Making HTTP(s) requests in OCaml usually has the following costs:
- Heavy dependency profile (Cohttp)
- C bindings/Complex API (Ocurl)
Curly is an attempt to fill the gap with something that is extremely simple and only requires the curl binary to be available. It is meant for applications where the dependency profile is the most important thing. Performance, flexibility, and async support are non considerations.
Here’s an example:
Curly.(run (Request.make ~url:"https://opam.ocaml.org" ~meth:`GET ()))
3 Likes
Handy.
What do you think of also providing an even simpler interface, allowing this:
Curly.get "https://opam.ocaml.org"
These get
, post
, etc. functions would support the options of both Curly.Request.make
and Curly.run
, and the url
labeled argument becomes unlabeled because it’s now the only non-optional argument.

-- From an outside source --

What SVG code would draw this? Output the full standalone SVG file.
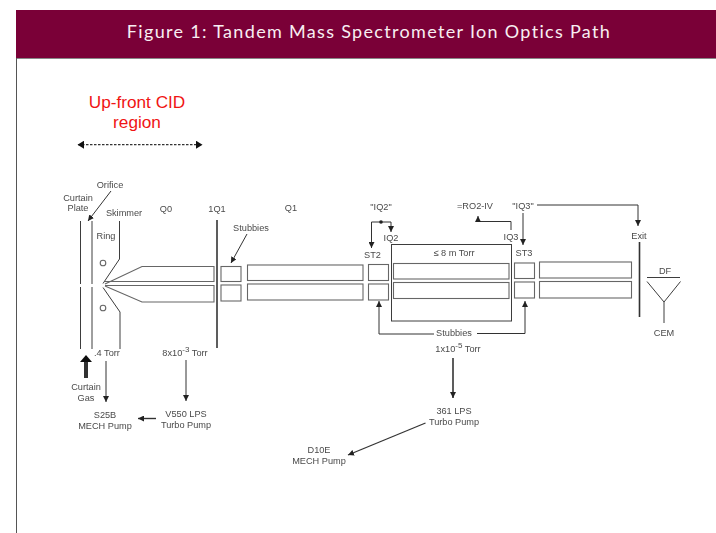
<svg xmlns="http://www.w3.org/2000/svg" width="716" height="533" viewBox="0 0 716 533">
<style>
text{font-family:"Liberation Sans",Arial,sans-serif;font-size:9.2px;fill:#4a4a4a;text-anchor:middle}
.title{font-family:Lato,"Open Sans",sans-serif;font-size:18px;fill:#f8eef2;letter-spacing:1.32px}
.red{font-size:17.2px;fill:#f01414}
.sup{font-size:8px}
.l{fill:none;stroke:#3c3c3c;stroke-width:1}
.w{fill:none;stroke:#333;stroke-width:1.6}
.r{fill:none;stroke:#666;stroke-width:1.1}
.c{fill:none;stroke:#333;stroke-width:1}
.a{fill:none;stroke:#333;stroke-width:1;marker-end:url(#ah)}
</style>
<defs>
<marker id="ah" markerWidth="7" markerHeight="6" refX="6" refY="3" orient="auto" markerUnits="userSpaceOnUse"><path d="M0 0L6 3L0 6z" fill="#222"/></marker>
<marker id="bh" markerWidth="7" markerHeight="8" refX="6" refY="4" orient="auto-start-reverse" markerUnits="userSpaceOnUse"><path d="M0 0L6.5 4L0 8z" fill="#111"/></marker>
<filter id="soft" x="-2%" y="-2%" width="104%" height="104%"><feGaussianBlur stdDeviation="0.35"/></filter>
</defs>
<rect width="716" height="533" fill="#fff"/>
<g id="header">
<rect x="16" y="10" width="700" height="48" fill="#7a0037"/>
<line x1="16" y1="58.500" x2="716" y2="58.500" stroke="#888"/>
<line x1="16.500" y1="58" x2="16.500" y2="533" stroke="#555"/>
<text class="title" x="369" y="38">Figure 1: Tandem Mass Spectrometer Ion Optics Path</text>
</g>
<g id="cid-region">
<text class="red" x="137" y="108">Up-front CID</text>
<text class="red" x="137" y="128">region</text>
<line x1="78" y1="144.700" x2="202" y2="144.700" stroke="#333" stroke-width="1.200" stroke-dasharray="2.500 1.500" marker-start="url(#bh)" marker-end="url(#bh)"/>
</g>
<g filter="url(#soft)">
<g id="connectors">
<path class="a" d="M111 191L88 221"/>
<path class="a" d="M247 234L231 263"/>
<path class="c" d="M86 378V360" style="stroke-width:4"/>
<path d="M80 362L86 355L92 362z" fill="#111"/>
<path class="a" d="M106 361V402"/>
<path class="a" d="M186 360V401"/>
<path class="a" d="M156 418.500H138" style="stroke-width:1.400"/>
<path class="a" d="M453 358V398" style="stroke-width:1.600"/>
<path class="a" d="M425.500 423L348 455" style="stroke-width:1.200"/>
<path class="c" d="M371.500 247V222H391"/><path class="a" d="M371.500 222V248"/><path class="a" d="M391 222V232"/>
<circle cx="381" cy="222" r="1.800" fill="#222"/>
<path class="a" d="M511 230V221.500H478V216"/>
<path class="a" d="M523 213V245"/>
<path class="a" d="M537 205H638V226"/>
<path class="c" d="M434 334H379"/><path class="a" d="M379 334V301"/>
<path class="c" d="M477 333.500H525"/><path class="a" d="M525 333.500V301"/>
</g>
<g id="curtain-plate"><path class="l" d="M80.500 221V284M80.500 287V349"/><text x="78" y="200.500">Curtain</text><text x="78" y="211">Plate</text></g>
<g id="orifice"><path class="l" d="M92 221V284M92 287V349"/><text x="110" y="188">Orifice</text></g>
<g id="skimmer"><path class="l" d="M119.500 221V259L103 283.500M103 287.500L120 312V349"/><text x="124" y="216">Skimmer</text></g>
<g id="ring"><circle cx="103" cy="263" r="2.800" class="r"/><circle cx="103" cy="308" r="2.800" class="r"/><text x="106" y="239">Ring</text></g>
<g id="q0"><path class="r" d="M105 284L142 266.500H214V281.500H105"/><path class="r" d="M105 285.500H214V302H142L105 286"/><text x="166" y="212">Q0</text></g>
<g id="iq1"><line x1="217" y1="220" x2="217" y2="348" class="w"/><text x="217" y="212">1Q1</text></g>
<g id="stubbies-1"><rect class="r" x="221" y="266.500" width="20" height="15"/><rect class="r" x="221" y="285" width="20" height="16"/><text x="251" y="231">Stubbies</text></g>
<g id="q1"><rect class="r" x="247.500" y="265" width="115.500" height="15.500"/><rect class="r" x="247.500" y="284" width="115.500" height="16"/><text x="291" y="211">Q1</text></g>
<g id="st2"><rect class="r" x="368.500" y="264.500" width="20" height="16"/><rect class="r" x="368.500" y="284" width="20" height="16"/><text x="372.500" y="257.500">ST2</text></g>
<g id="iq2-label"><text x="381" y="210">"IQ2"</text><text x="391" y="240.500">IQ2</text></g>
<g id="q2"><rect class="l" x="391.500" y="244.500" width="120" height="76.500"/><rect class="r" x="393.500" y="263.500" width="115.500" height="15.500"/><rect class="r" x="393.500" y="282.500" width="115.500" height="16"/><text x="454" y="256">≤ 8 m Torr</text></g>
<g id="ro2-iv"><text x="475" y="209">=RO2-IV</text></g>
<g id="iq3"><text x="511" y="240">IQ3</text><text x="523" y="209">"IQ3"</text></g>
<g id="st3"><rect class="r" x="514.500" y="263" width="20" height="15.500"/><rect class="r" x="514.500" y="282" width="20" height="16"/><text x="524" y="256">ST3</text></g>
<g id="q3"><rect class="r" x="539.500" y="262" width="92" height="16"/><rect class="r" x="539.500" y="281.500" width="92" height="16.500"/></g>
<g id="exit"><line x1="639.500" y1="242" x2="639.500" y2="317" class="w"/><text x="639" y="239">Exit</text></g>
<g id="detector"><path class="l" d="M647 277.500H680M647 281.500L664 302L680.500 281.500M664 302V323"/><text x="665" y="274">DF</text><text x="664" y="335.500">CEM</text></g>
<g id="stubbies-2"><text x="454" y="335.500">Stubbies</text><text x="458" y="352"><tspan>1x10</tspan><tspan class="sup" dy="-4">-5</tspan><tspan dy="4"> Torr</tspan></text></g>
<g id="pressure-1"><text x="107" y="355.500">.4 Torr</text></g>
<g id="pressure-2"><text x="185" y="355.500"><tspan>8x10</tspan><tspan class="sup" dy="-4">-3</tspan><tspan dy="4"> Torr</tspan></text></g>
<g id="curtain-gas"><text x="86" y="390">Curtain</text><text x="86" y="401">Gas</text></g>
<g id="s25b"><text x="105" y="418">S25B</text><text x="105" y="429">MECH Pump</text></g>
<g id="v550"><text x="186" y="417">V550 LPS</text><text x="186" y="428">Turbo Pump</text></g>
<g id="lps361"><text x="454" y="414">361 LPS</text><text x="454" y="425">Turbo Pump</text></g>
<g id="d10e"><text x="319" y="453">D10E</text><text x="319" y="464">MECH Pump</text></g>
</g>
</svg>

Yeah, there’s a lot of sense in that. Will add but will stick to the most common HTTP methods. And change run
to request as well.
1 Like
I think you should keep a function for building a request and a separate function for running a request. So I’d keep run
as it is. You can add a function (call
?) like get
with an optional argument for the method, but I wouldn’t get rid of the existing run
.
Building the request once and running it multiple times is useful when implementing automatic retries. So the user could implement a function like the following:
val run_with_retries :
?max_attempts:int -> ?initial_delay:float -> ?multiply_delay_by:float ->
(request -> response) -> request -> response
Note that I didn’t get rid of the existing run function, just renamed it to request
(although that might not have been such a good idea).
I did a PR with what I thought you had in mind: https://github.com/rgrinberg/curly/pull/1
Or did you have something else in mind? Now I’m thinking you might just want post/get/delete/etc. to be constructors in the Request module.